◆ Supplied data
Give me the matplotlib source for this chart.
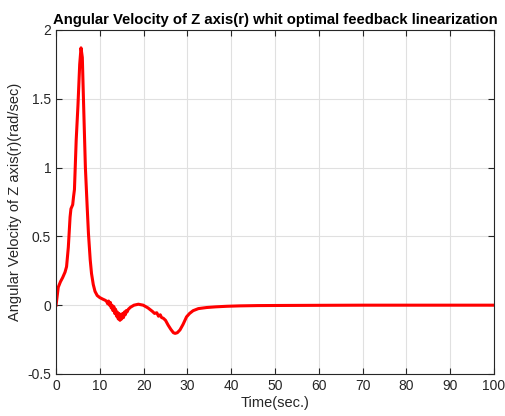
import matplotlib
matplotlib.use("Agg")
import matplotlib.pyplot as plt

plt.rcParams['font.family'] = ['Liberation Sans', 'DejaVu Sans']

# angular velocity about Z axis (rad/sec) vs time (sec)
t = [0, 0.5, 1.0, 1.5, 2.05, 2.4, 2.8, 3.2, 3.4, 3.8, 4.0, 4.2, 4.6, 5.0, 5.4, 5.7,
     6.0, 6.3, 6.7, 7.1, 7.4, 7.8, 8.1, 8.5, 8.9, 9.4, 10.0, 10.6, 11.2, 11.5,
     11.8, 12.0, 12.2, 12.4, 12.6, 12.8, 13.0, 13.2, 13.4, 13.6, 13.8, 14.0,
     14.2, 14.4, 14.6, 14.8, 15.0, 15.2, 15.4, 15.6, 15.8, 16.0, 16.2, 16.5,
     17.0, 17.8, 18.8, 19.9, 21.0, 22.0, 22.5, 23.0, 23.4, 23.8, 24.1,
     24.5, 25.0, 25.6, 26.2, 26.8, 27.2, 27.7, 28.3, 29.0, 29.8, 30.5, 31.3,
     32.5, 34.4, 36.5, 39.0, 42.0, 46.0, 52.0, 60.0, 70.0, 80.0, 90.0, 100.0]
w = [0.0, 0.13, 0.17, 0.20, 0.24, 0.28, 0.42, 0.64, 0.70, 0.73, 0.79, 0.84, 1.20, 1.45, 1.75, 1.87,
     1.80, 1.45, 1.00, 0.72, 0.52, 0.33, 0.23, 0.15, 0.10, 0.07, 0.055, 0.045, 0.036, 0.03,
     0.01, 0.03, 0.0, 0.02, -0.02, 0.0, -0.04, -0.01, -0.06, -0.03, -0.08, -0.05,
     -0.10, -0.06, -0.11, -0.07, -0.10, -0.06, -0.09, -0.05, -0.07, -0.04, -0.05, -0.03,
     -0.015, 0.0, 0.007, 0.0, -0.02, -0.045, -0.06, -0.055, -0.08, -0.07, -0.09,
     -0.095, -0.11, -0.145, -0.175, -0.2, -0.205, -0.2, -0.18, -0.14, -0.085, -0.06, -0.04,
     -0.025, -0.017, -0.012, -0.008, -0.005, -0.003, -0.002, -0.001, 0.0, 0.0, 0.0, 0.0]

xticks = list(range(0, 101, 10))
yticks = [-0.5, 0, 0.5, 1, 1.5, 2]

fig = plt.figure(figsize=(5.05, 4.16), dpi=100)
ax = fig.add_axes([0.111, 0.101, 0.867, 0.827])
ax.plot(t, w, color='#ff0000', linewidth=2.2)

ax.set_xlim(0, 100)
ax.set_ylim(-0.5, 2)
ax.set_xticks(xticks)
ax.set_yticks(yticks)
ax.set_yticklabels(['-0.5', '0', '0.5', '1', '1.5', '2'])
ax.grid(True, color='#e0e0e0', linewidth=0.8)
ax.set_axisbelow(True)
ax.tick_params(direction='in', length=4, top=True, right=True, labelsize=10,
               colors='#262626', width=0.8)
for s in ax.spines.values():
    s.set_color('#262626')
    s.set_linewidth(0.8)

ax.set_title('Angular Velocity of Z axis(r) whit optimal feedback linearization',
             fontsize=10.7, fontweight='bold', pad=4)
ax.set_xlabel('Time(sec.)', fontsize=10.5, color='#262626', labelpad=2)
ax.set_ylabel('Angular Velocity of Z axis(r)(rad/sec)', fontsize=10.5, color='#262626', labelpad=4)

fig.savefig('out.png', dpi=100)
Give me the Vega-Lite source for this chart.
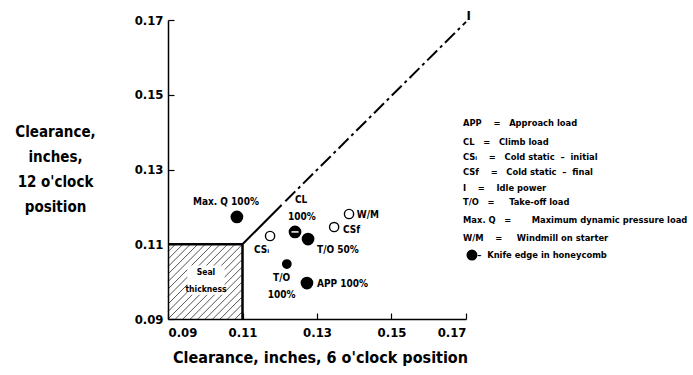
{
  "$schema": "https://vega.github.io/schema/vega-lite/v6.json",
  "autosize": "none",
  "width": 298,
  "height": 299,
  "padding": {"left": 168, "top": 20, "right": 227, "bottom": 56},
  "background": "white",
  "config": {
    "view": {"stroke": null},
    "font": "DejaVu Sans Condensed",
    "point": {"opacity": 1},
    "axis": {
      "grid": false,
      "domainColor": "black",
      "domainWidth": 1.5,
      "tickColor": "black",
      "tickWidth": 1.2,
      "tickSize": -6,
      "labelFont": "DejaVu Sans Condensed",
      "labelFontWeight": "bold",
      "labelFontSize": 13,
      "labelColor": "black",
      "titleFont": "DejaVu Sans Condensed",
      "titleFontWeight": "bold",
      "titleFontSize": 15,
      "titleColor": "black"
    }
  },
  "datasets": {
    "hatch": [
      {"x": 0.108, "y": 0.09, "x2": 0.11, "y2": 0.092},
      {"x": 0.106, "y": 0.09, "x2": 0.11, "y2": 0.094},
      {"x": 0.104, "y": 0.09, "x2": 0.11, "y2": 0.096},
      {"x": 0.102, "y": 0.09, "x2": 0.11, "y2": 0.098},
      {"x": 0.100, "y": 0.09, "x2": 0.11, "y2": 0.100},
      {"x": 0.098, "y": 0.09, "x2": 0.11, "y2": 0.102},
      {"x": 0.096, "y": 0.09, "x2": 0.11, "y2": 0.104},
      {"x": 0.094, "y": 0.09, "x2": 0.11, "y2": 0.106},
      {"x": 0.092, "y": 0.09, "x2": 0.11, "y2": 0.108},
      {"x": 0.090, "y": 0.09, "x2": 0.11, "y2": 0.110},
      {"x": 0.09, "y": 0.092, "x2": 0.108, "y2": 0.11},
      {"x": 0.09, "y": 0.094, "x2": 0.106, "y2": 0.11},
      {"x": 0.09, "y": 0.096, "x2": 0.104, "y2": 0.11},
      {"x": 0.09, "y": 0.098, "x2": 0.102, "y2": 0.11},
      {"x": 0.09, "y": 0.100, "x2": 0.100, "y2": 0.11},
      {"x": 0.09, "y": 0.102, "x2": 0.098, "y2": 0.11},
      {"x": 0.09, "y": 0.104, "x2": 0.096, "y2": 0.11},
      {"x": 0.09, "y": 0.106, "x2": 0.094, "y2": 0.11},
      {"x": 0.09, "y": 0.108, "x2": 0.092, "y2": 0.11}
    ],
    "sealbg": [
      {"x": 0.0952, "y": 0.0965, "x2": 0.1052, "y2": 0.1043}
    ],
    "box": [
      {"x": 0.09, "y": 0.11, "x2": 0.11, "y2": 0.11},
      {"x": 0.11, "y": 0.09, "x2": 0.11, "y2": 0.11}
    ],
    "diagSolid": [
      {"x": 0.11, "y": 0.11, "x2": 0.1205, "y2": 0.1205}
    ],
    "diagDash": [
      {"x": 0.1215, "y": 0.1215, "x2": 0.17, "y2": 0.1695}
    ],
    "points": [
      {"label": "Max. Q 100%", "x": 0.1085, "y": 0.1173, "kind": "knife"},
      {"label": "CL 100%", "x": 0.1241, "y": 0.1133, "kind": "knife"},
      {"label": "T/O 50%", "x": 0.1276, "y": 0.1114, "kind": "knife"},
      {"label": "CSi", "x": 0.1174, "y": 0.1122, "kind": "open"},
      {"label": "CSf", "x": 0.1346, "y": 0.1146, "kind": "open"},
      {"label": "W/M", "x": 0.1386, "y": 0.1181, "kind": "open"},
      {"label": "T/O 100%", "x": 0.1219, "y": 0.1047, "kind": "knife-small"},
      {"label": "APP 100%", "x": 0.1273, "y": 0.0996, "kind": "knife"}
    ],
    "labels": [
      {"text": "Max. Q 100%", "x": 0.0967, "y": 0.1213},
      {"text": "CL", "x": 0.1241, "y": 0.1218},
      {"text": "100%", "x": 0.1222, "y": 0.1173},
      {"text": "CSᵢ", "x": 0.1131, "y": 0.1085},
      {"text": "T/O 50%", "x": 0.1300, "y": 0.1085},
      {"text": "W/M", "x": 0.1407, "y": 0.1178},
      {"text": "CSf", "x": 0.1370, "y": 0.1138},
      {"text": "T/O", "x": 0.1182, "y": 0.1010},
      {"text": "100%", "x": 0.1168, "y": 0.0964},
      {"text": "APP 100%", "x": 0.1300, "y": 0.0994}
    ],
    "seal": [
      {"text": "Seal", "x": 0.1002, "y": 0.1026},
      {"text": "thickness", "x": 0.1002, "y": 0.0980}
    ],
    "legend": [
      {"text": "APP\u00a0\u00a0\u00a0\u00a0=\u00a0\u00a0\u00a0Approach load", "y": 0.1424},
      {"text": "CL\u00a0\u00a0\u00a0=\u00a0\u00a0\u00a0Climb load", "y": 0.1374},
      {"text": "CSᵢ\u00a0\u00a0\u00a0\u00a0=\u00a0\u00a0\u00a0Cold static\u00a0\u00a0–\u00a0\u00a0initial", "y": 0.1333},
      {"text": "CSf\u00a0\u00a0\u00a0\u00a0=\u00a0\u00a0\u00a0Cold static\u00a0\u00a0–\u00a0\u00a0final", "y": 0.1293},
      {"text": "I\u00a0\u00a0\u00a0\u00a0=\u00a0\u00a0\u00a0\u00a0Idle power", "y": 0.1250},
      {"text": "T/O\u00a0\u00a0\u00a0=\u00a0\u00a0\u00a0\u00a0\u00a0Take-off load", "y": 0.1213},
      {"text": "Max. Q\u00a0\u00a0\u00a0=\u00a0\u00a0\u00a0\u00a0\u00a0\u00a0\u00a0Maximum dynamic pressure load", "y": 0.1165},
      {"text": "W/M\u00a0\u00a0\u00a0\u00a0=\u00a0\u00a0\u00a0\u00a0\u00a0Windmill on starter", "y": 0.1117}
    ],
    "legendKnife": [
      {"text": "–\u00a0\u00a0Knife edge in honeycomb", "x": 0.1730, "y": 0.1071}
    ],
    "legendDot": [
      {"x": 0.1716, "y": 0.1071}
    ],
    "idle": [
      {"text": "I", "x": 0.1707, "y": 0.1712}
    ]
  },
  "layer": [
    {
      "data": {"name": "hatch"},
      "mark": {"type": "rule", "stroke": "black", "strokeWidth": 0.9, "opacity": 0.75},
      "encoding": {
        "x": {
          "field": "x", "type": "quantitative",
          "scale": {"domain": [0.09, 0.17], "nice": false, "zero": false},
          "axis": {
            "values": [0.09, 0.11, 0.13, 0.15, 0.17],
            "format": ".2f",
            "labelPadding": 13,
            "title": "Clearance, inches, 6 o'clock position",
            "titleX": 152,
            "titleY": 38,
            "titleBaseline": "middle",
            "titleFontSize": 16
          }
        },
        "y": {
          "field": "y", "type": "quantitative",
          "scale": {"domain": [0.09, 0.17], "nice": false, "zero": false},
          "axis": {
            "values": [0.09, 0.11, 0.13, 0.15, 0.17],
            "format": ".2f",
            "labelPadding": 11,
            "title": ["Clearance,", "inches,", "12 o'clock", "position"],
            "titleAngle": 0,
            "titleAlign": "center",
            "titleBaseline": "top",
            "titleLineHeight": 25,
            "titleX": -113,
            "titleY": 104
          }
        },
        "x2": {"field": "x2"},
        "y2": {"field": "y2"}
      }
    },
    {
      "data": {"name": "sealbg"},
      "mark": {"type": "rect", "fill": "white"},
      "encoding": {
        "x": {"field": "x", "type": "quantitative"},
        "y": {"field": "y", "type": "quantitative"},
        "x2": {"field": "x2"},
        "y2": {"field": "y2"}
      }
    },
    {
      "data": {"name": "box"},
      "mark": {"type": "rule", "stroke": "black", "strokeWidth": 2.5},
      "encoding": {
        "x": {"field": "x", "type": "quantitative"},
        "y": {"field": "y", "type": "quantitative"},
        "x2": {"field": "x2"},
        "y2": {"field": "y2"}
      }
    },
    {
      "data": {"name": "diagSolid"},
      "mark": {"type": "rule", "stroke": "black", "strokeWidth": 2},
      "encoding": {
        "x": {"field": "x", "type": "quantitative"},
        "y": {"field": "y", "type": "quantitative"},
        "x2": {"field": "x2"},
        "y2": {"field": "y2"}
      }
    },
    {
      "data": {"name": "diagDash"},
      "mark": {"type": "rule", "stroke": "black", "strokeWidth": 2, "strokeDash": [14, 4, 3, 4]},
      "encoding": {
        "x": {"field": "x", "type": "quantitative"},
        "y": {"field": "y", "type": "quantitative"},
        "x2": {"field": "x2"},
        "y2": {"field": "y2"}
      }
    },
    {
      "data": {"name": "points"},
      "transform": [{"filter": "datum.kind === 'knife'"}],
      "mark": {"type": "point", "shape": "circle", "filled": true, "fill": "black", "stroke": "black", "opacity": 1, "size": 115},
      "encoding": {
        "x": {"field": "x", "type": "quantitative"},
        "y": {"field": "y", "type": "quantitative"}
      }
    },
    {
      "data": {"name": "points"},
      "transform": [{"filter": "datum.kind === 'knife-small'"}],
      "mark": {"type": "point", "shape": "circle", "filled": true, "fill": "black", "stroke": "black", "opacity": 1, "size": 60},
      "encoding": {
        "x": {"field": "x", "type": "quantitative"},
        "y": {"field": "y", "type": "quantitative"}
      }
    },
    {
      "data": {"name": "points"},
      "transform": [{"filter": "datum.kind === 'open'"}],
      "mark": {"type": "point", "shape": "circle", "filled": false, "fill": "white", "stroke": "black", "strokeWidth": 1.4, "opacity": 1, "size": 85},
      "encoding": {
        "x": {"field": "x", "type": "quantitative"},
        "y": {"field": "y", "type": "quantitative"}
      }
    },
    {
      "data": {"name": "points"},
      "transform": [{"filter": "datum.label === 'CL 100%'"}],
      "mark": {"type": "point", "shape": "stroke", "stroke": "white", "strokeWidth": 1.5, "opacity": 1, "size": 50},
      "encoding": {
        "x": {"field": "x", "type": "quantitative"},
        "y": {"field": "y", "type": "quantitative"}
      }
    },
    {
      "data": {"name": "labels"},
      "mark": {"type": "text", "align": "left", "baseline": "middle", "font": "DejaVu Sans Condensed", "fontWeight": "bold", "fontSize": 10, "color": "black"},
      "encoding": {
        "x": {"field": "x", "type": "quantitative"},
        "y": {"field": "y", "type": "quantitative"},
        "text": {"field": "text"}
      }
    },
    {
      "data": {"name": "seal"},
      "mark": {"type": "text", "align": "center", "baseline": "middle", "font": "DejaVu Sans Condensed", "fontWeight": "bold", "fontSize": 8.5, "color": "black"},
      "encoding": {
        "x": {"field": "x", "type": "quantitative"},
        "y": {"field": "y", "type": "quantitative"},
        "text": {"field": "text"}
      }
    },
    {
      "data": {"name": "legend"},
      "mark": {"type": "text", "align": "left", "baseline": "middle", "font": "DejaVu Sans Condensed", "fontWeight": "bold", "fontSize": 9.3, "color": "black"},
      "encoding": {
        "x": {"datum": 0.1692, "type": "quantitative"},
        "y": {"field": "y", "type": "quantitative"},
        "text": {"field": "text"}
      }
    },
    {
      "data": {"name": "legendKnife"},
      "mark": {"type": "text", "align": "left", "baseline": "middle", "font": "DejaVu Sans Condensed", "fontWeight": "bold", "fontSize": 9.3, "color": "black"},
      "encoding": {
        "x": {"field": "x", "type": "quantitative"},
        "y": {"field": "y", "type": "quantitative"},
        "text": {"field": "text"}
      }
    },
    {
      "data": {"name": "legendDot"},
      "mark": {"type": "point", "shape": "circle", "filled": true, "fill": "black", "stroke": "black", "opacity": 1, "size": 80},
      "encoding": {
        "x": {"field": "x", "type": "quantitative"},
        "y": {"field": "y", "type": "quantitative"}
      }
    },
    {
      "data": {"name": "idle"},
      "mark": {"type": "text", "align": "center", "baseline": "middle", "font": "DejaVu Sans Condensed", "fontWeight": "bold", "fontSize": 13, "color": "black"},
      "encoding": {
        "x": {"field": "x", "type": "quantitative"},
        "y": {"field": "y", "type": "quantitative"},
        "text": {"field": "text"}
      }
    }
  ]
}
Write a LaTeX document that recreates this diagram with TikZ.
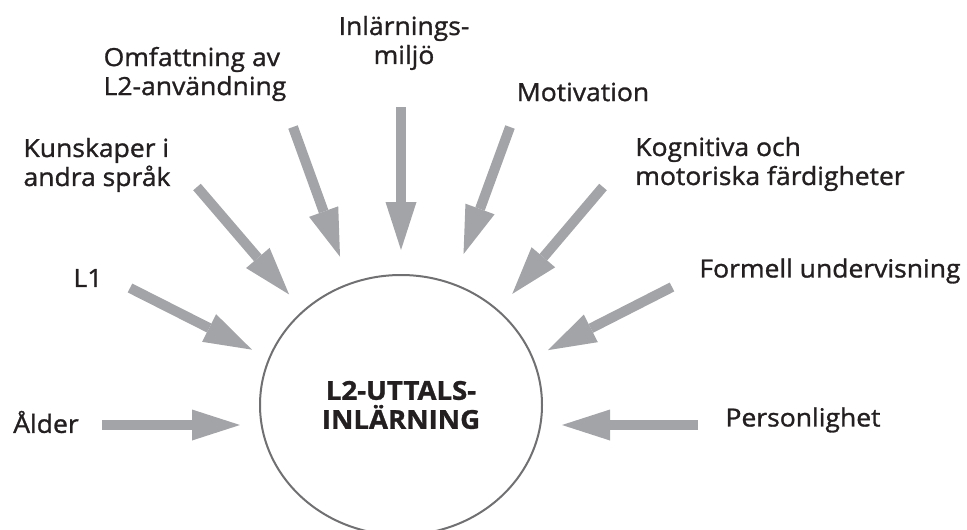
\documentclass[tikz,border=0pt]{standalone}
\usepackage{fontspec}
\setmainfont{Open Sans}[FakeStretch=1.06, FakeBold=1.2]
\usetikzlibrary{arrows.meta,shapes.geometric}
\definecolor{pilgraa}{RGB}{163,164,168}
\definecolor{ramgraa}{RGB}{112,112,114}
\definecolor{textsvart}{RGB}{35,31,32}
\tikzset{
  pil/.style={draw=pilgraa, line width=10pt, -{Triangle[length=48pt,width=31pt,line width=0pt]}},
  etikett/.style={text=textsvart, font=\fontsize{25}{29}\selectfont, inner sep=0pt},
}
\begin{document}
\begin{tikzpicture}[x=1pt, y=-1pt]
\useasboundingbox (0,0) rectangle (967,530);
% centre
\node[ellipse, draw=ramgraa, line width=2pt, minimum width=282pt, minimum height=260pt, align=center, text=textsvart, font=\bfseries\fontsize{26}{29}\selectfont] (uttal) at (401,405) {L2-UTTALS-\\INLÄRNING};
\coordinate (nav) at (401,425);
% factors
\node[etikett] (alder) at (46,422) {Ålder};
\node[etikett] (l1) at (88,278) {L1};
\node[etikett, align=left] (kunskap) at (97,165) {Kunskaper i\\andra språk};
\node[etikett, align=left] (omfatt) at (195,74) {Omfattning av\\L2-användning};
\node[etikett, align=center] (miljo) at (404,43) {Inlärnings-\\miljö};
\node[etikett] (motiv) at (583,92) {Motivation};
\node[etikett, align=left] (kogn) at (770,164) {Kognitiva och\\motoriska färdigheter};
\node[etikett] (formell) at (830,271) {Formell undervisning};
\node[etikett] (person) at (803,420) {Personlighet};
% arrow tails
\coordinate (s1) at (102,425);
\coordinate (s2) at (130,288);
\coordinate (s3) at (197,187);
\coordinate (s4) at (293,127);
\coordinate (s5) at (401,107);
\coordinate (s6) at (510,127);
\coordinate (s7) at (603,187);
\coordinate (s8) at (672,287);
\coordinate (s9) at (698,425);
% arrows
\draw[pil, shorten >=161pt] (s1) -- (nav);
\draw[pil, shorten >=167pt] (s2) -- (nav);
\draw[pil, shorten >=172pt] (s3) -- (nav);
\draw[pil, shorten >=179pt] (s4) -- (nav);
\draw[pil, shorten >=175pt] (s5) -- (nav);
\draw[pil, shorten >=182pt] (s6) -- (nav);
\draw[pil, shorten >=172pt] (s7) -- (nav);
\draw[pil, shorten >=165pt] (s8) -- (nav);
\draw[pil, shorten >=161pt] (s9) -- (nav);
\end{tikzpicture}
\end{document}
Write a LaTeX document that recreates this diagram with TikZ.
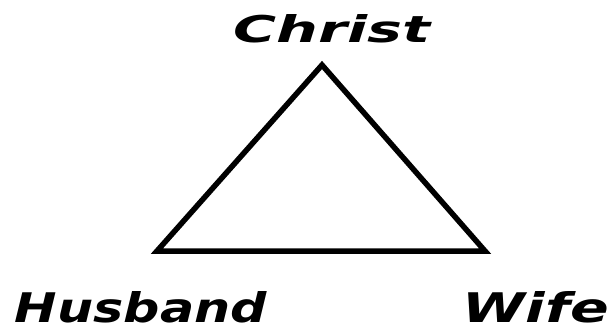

◆ Aim
Lines containing the string "chart" should be counted; reply with their number and nothing more.

◆ Answer
2